*Task description*
Exclude the pictures and return every line exactly as written.

*Recorded information*
--------------------------------

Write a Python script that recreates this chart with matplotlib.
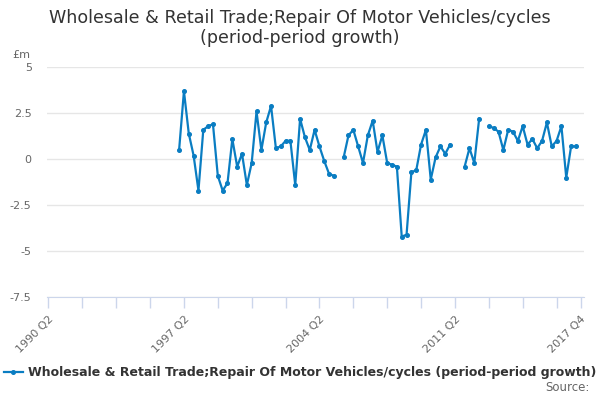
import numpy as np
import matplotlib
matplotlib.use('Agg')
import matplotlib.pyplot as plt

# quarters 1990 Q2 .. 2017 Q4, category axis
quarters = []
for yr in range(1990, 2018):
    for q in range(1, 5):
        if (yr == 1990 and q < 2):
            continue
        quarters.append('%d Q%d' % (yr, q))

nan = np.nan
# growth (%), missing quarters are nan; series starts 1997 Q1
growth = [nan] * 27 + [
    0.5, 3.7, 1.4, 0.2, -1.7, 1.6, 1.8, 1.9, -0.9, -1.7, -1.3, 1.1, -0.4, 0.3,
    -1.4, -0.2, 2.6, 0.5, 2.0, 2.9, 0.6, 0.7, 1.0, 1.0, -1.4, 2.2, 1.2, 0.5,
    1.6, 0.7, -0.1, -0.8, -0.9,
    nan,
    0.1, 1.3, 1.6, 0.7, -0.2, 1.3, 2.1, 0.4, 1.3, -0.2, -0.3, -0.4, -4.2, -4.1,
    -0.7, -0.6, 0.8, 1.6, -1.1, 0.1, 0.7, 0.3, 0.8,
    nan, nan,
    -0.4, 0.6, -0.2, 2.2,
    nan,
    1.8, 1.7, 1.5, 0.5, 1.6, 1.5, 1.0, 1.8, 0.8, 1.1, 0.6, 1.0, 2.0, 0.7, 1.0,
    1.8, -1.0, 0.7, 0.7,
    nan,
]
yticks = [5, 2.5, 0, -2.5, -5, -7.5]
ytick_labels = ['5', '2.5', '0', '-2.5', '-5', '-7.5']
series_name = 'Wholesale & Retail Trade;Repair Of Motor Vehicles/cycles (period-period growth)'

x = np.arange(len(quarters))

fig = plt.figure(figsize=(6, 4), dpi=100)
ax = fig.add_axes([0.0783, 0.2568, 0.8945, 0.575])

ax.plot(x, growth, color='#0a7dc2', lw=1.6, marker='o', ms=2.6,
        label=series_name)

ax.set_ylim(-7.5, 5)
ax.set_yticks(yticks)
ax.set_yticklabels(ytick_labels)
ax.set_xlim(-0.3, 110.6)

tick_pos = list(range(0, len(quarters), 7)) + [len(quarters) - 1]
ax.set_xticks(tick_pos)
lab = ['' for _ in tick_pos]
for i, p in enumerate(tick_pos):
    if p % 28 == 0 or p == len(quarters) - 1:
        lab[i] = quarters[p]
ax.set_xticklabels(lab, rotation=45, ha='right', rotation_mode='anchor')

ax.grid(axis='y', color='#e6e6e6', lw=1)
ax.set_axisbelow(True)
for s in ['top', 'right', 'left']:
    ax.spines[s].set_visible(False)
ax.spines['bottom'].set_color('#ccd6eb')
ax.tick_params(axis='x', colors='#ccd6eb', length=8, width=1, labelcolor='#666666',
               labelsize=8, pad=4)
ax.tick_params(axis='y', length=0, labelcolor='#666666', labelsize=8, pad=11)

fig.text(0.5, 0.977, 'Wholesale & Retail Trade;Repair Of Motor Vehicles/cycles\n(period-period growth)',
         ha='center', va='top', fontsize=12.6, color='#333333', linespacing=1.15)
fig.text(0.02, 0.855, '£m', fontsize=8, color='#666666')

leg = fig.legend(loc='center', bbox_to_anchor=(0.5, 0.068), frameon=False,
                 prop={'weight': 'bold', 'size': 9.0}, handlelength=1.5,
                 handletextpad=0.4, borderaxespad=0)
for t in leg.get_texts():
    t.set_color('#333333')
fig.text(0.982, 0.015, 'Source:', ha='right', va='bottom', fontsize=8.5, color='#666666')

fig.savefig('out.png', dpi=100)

--------------------------------

*Task output*
Write a Python script that recreates this chart with matplotlib.
import numpy as np
import matplotlib
matplotlib.use('Agg')
import matplotlib.pyplot as plt

# quarters 1990 Q2 .. 2017 Q4, category axis
quarters = []
for yr in range(1990, 2018):
    for q in range(1, 5):
        if (yr == 1990 and q < 2):
            continue
        quarters.append('%d Q%d' % (yr, q))

nan = np.nan
# growth (%), missing quarters are nan; series starts 1997 Q1
growth = [nan] * 27 + [
    0.5, 3.7, 1.4, 0.2, -1.7, 1.6, 1.8, 1.9, -0.9, -1.7, -1.3, 1.1, -0.4, 0.3,
    -1.4, -0.2, 2.6, 0.5, 2.0, 2.9, 0.6, 0.7, 1.0, 1.0, -1.4, 2.2, 1.2, 0.5,
    1.6, 0.7, -0.1, -0.8, -0.9,
    nan,
    0.1, 1.3, 1.6, 0.7, -0.2, 1.3, 2.1, 0.4, 1.3, -0.2, -0.3, -0.4, -4.2, -4.1,
    -0.7, -0.6, 0.8, 1.6, -1.1, 0.1, 0.7, 0.3, 0.8,
    nan, nan,
    -0.4, 0.6, -0.2, 2.2,
    nan,
    1.8, 1.7, 1.5, 0.5, 1.6, 1.5, 1.0, 1.8, 0.8, 1.1, 0.6, 1.0, 2.0, 0.7, 1.0,
    1.8, -1.0, 0.7, 0.7,
    nan,
]
yticks = [5, 2.5, 0, -2.5, -5, -7.5]
ytick_labels = ['5', '2.5', '0', '-2.5', '-5', '-7.5']
series_name = 'Wholesale & Retail Trade;Repair Of Motor Vehicles/cycles (period-period growth)'

x = np.arange(len(quarters))

fig = plt.figure(figsize=(6, 4), dpi=100)
ax = fig.add_axes([0.0783, 0.2568, 0.8945, 0.575])

ax.plot(x, growth, color='#0a7dc2', lw=1.6, marker='o', ms=2.6,
        label=series_name)

ax.set_ylim(-7.5, 5)
ax.set_yticks(yticks)
ax.set_yticklabels(ytick_labels)
ax.set_xlim(-0.3, 110.6)

tick_pos = list(range(0, len(quarters), 7)) + [len(quarters) - 1]
ax.set_xticks(tick_pos)
lab = ['' for _ in tick_pos]
for i, p in enumerate(tick_pos):
    if p % 28 == 0 or p == len(quarters) - 1:
        lab[i] = quarters[p]
ax.set_xticklabels(lab, rotation=45, ha='right', rotation_mode='anchor')

ax.grid(axis='y', color='#e6e6e6', lw=1)
ax.set_axisbelow(True)
for s in ['top', 'right', 'left']:
    ax.spines[s].set_visible(False)
ax.spines['bottom'].set_color('#ccd6eb')
ax.tick_params(axis='x', colors='#ccd6eb', length=8, width=1, labelcolor='#666666',
               labelsize=8, pad=4)
ax.tick_params(axis='y', length=0, labelcolor='#666666', labelsize=8, pad=11)

fig.text(0.5, 0.977, 'Wholesale & Retail Trade;Repair Of Motor Vehicles/cycles\n(period-period growth)',
         ha='center', va='top', fontsize=12.6, color='#333333', linespacing=1.15)
fig.text(0.02, 0.855, '£m', fontsize=8, color='#666666')

leg = fig.legend(loc='center', bbox_to_anchor=(0.5, 0.068), frameon=False,
                 prop={'weight': 'bold', 'size': 9.0}, handlelength=1.5,
                 handletextpad=0.4, borderaxespad=0)
for t in leg.get_texts():
    t.set_color('#333333')
fig.text(0.982, 0.015, 'Source:', ha='right', va='bottom', fontsize=8.5, color='#666666')

fig.savefig('out.png', dpi=100)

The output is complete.